#### Aim of the task:
Reproduce every entry below precisely. Pictures are excluded from the copy.

#### Rows from a dataset of charts and code:
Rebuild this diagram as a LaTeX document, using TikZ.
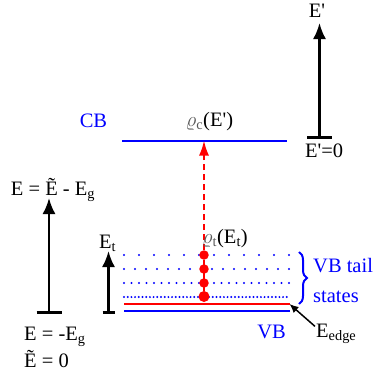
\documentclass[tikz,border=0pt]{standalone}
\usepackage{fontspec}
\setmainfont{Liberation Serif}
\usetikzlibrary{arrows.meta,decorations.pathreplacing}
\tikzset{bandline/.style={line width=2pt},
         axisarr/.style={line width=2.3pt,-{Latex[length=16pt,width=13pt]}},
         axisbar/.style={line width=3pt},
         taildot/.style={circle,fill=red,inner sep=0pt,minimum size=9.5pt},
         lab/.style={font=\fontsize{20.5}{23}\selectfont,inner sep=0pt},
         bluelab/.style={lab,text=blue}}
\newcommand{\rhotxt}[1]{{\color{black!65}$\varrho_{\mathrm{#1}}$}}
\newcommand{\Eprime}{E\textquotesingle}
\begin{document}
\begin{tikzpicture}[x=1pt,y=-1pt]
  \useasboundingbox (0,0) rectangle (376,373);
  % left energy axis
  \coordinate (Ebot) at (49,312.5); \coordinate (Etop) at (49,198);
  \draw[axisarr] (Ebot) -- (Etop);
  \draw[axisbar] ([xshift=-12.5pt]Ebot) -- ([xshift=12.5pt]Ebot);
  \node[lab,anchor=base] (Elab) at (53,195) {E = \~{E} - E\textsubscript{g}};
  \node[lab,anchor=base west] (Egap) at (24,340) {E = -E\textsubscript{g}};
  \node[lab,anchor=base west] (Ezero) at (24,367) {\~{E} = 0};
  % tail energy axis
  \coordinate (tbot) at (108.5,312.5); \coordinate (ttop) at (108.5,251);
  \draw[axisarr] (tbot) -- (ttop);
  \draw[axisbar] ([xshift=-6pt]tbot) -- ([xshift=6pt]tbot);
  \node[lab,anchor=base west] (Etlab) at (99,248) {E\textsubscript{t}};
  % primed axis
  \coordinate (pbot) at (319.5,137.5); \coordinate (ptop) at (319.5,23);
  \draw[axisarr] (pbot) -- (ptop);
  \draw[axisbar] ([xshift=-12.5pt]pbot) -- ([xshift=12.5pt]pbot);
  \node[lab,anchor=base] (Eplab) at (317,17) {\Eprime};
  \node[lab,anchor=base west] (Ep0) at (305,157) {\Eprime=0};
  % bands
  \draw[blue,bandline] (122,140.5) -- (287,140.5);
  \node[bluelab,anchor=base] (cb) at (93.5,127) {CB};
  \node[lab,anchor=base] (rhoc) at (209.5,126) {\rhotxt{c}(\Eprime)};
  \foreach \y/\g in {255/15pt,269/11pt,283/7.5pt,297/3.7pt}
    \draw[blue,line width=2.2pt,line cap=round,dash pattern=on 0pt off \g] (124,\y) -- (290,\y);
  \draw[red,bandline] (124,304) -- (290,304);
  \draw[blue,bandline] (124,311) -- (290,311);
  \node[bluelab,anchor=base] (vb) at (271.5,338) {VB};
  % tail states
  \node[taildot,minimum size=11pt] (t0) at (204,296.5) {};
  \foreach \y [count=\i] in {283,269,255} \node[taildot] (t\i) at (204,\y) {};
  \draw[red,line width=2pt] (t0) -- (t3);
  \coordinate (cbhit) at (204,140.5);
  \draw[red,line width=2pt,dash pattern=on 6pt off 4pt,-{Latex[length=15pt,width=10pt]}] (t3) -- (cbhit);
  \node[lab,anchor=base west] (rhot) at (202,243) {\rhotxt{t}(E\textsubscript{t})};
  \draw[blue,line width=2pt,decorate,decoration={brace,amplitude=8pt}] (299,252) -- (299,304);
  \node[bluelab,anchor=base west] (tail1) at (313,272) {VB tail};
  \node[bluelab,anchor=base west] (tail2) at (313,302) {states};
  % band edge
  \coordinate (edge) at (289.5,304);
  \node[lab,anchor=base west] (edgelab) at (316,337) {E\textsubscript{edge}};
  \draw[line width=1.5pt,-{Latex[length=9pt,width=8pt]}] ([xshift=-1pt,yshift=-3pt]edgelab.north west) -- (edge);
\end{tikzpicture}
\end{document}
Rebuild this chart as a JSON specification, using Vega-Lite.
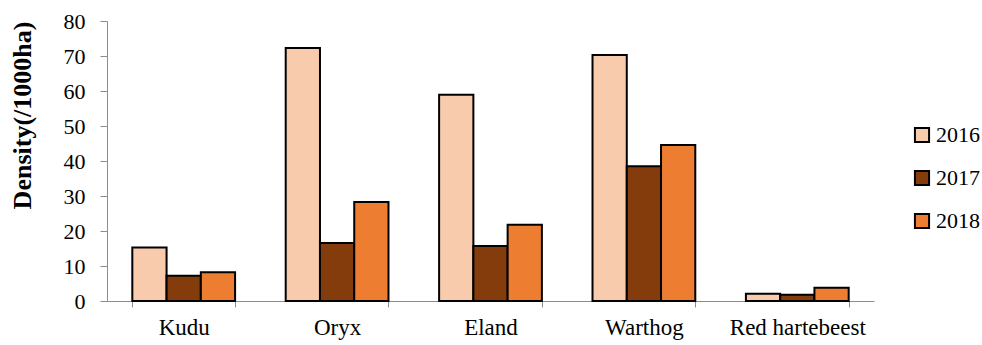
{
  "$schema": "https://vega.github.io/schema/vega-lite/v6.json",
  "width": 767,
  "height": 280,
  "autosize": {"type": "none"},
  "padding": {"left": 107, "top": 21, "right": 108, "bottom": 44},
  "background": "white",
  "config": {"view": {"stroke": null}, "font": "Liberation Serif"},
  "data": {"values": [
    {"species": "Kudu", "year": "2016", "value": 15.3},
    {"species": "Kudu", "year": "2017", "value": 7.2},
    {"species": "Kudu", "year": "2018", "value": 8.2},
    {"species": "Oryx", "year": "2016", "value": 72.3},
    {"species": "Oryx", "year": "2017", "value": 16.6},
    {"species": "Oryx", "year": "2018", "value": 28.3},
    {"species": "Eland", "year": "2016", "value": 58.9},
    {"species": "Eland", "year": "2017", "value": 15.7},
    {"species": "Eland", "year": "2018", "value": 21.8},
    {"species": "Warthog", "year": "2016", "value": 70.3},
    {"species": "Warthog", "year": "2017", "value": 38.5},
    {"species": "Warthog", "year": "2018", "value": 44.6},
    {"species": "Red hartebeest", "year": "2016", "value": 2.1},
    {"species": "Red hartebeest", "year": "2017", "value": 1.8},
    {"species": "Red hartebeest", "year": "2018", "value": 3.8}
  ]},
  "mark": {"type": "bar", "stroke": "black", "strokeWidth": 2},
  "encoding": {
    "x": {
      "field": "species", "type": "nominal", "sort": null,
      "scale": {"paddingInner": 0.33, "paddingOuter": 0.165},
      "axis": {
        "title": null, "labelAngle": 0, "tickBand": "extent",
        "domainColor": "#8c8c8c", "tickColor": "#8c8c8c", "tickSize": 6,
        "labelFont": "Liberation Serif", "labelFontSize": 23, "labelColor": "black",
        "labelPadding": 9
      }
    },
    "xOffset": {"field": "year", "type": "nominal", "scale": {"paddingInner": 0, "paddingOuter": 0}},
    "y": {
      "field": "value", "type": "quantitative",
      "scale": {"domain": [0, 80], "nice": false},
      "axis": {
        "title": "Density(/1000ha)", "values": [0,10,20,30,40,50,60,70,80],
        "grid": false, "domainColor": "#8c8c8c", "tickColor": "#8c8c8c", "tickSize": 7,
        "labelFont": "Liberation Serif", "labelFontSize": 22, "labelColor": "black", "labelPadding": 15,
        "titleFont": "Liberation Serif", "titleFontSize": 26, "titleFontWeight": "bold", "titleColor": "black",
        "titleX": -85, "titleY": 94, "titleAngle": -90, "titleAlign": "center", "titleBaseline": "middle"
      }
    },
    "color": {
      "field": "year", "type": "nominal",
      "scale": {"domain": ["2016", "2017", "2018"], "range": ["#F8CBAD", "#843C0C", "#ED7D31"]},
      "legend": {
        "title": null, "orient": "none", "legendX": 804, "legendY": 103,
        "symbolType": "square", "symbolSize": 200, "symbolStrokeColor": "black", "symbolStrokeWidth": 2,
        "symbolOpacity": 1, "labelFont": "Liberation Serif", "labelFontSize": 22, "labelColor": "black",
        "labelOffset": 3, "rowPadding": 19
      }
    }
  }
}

#### Result:
Rebuild this diagram as a LaTeX document, using TikZ.
\documentclass[tikz,border=0pt]{standalone}
\usepackage{fontspec}
\setmainfont{Liberation Serif}
\usetikzlibrary{arrows.meta,decorations.pathreplacing}
\tikzset{bandline/.style={line width=2pt},
         axisarr/.style={line width=2.3pt,-{Latex[length=16pt,width=13pt]}},
         axisbar/.style={line width=3pt},
         taildot/.style={circle,fill=red,inner sep=0pt,minimum size=9.5pt},
         lab/.style={font=\fontsize{20.5}{23}\selectfont,inner sep=0pt},
         bluelab/.style={lab,text=blue}}
\newcommand{\rhotxt}[1]{{\color{black!65}$\varrho_{\mathrm{#1}}$}}
\newcommand{\Eprime}{E\textquotesingle}
\begin{document}
\begin{tikzpicture}[x=1pt,y=-1pt]
  \useasboundingbox (0,0) rectangle (376,373);
  % left energy axis
  \coordinate (Ebot) at (49,312.5); \coordinate (Etop) at (49,198);
  \draw[axisarr] (Ebot) -- (Etop);
  \draw[axisbar] ([xshift=-12.5pt]Ebot) -- ([xshift=12.5pt]Ebot);
  \node[lab,anchor=base] (Elab) at (53,195) {E = \~{E} - E\textsubscript{g}};
  \node[lab,anchor=base west] (Egap) at (24,340) {E = -E\textsubscript{g}};
  \node[lab,anchor=base west] (Ezero) at (24,367) {\~{E} = 0};
  % tail energy axis
  \coordinate (tbot) at (108.5,312.5); \coordinate (ttop) at (108.5,251);
  \draw[axisarr] (tbot) -- (ttop);
  \draw[axisbar] ([xshift=-6pt]tbot) -- ([xshift=6pt]tbot);
  \node[lab,anchor=base west] (Etlab) at (99,248) {E\textsubscript{t}};
  % primed axis
  \coordinate (pbot) at (319.5,137.5); \coordinate (ptop) at (319.5,23);
  \draw[axisarr] (pbot) -- (ptop);
  \draw[axisbar] ([xshift=-12.5pt]pbot) -- ([xshift=12.5pt]pbot);
  \node[lab,anchor=base] (Eplab) at (317,17) {\Eprime};
  \node[lab,anchor=base west] (Ep0) at (305,157) {\Eprime=0};
  % bands
  \draw[blue,bandline] (122,140.5) -- (287,140.5);
  \node[bluelab,anchor=base] (cb) at (93.5,127) {CB};
  \node[lab,anchor=base] (rhoc) at (209.5,126) {\rhotxt{c}(\Eprime)};
  \foreach \y/\g in {255/15pt,269/11pt,283/7.5pt,297/3.7pt}
    \draw[blue,line width=2.2pt,line cap=round,dash pattern=on 0pt off \g] (124,\y) -- (290,\y);
  \draw[red,bandline] (124,304) -- (290,304);
  \draw[blue,bandline] (124,311) -- (290,311);
  \node[bluelab,anchor=base] (vb) at (271.5,338) {VB};
  % tail states
  \node[taildot,minimum size=11pt] (t0) at (204,296.5) {};
  \foreach \y [count=\i] in {283,269,255} \node[taildot] (t\i) at (204,\y) {};
  \draw[red,line width=2pt] (t0) -- (t3);
  \coordinate (cbhit) at (204,140.5);
  \draw[red,line width=2pt,dash pattern=on 6pt off 4pt,-{Latex[length=15pt,width=10pt]}] (t3) -- (cbhit);
  \node[lab,anchor=base west] (rhot) at (202,243) {\rhotxt{t}(E\textsubscript{t})};
  \draw[blue,line width=2pt,decorate,decoration={brace,amplitude=8pt}] (299,252) -- (299,304);
  \node[bluelab,anchor=base west] (tail1) at (313,272) {VB tail};
  \node[bluelab,anchor=base west] (tail2) at (313,302) {states};
  % band edge
  \coordinate (edge) at (289.5,304);
  \node[lab,anchor=base west] (edgelab) at (316,337) {E\textsubscript{edge}};
  \draw[line width=1.5pt,-{Latex[length=9pt,width=8pt]}] ([xshift=-1pt,yshift=-3pt]edgelab.north west) -- (edge);
\end{tikzpicture}
\end{document}
Rebuild this chart as a JSON specification, using Vega-Lite.
{
  "$schema": "https://vega.github.io/schema/vega-lite/v6.json",
  "width": 767,
  "height": 280,
  "autosize": {"type": "none"},
  "padding": {"left": 107, "top": 21, "right": 108, "bottom": 44},
  "background": "white",
  "config": {"view": {"stroke": null}, "font": "Liberation Serif"},
  "data": {"values": [
    {"species": "Kudu", "year": "2016", "value": 15.3},
    {"species": "Kudu", "year": "2017", "value": 7.2},
    {"species": "Kudu", "year": "2018", "value": 8.2},
    {"species": "Oryx", "year": "2016", "value": 72.3},
    {"species": "Oryx", "year": "2017", "value": 16.6},
    {"species": "Oryx", "year": "2018", "value": 28.3},
    {"species": "Eland", "year": "2016", "value": 58.9},
    {"species": "Eland", "year": "2017", "value": 15.7},
    {"species": "Eland", "year": "2018", "value": 21.8},
    {"species": "Warthog", "year": "2016", "value": 70.3},
    {"species": "Warthog", "year": "2017", "value": 38.5},
    {"species": "Warthog", "year": "2018", "value": 44.6},
    {"species": "Red hartebeest", "year": "2016", "value": 2.1},
    {"species": "Red hartebeest", "year": "2017", "value": 1.8},
    {"species": "Red hartebeest", "year": "2018", "value": 3.8}
  ]},
  "mark": {"type": "bar", "stroke": "black", "strokeWidth": 2},
  "encoding": {
    "x": {
      "field": "species", "type": "nominal", "sort": null,
      "scale": {"paddingInner": 0.33, "paddingOuter": 0.165},
      "axis": {
        "title": null, "labelAngle": 0, "tickBand": "extent",
        "domainColor": "#8c8c8c", "tickColor": "#8c8c8c", "tickSize": 6,
        "labelFont": "Liberation Serif", "labelFontSize": 23, "labelColor": "black",
        "labelPadding": 9
      }
    },
    "xOffset": {"field": "year", "type": "nominal", "scale": {"paddingInner": 0, "paddingOuter": 0}},
    "y": {
      "field": "value", "type": "quantitative",
      "scale": {"domain": [0, 80], "nice": false},
      "axis": {
        "title": "Density(/1000ha)", "values": [0,10,20,30,40,50,60,70,80],
        "grid": false, "domainColor": "#8c8c8c", "tickColor": "#8c8c8c", "tickSize": 7,
        "labelFont": "Liberation Serif", "labelFontSize": 22, "labelColor": "black", "labelPadding": 15,
        "titleFont": "Liberation Serif", "titleFontSize": 26, "titleFontWeight": "bold", "titleColor": "black",
        "titleX": -85, "titleY": 94, "titleAngle": -90, "titleAlign": "center", "titleBaseline": "middle"
      }
    },
    "color": {
      "field": "year", "type": "nominal",
      "scale": {"domain": ["2016", "2017", "2018"], "range": ["#F8CBAD", "#843C0C", "#ED7D31"]},
      "legend": {
        "title": null, "orient": "none", "legendX": 804, "legendY": 103,
        "symbolType": "square", "symbolSize": 200, "symbolStrokeColor": "black", "symbolStrokeWidth": 2,
        "symbolOpacity": 1, "labelFont": "Liberation Serif", "labelFontSize": 22, "labelColor": "black",
        "labelOffset": 3, "rowPadding": 19
      }
    }
  }
}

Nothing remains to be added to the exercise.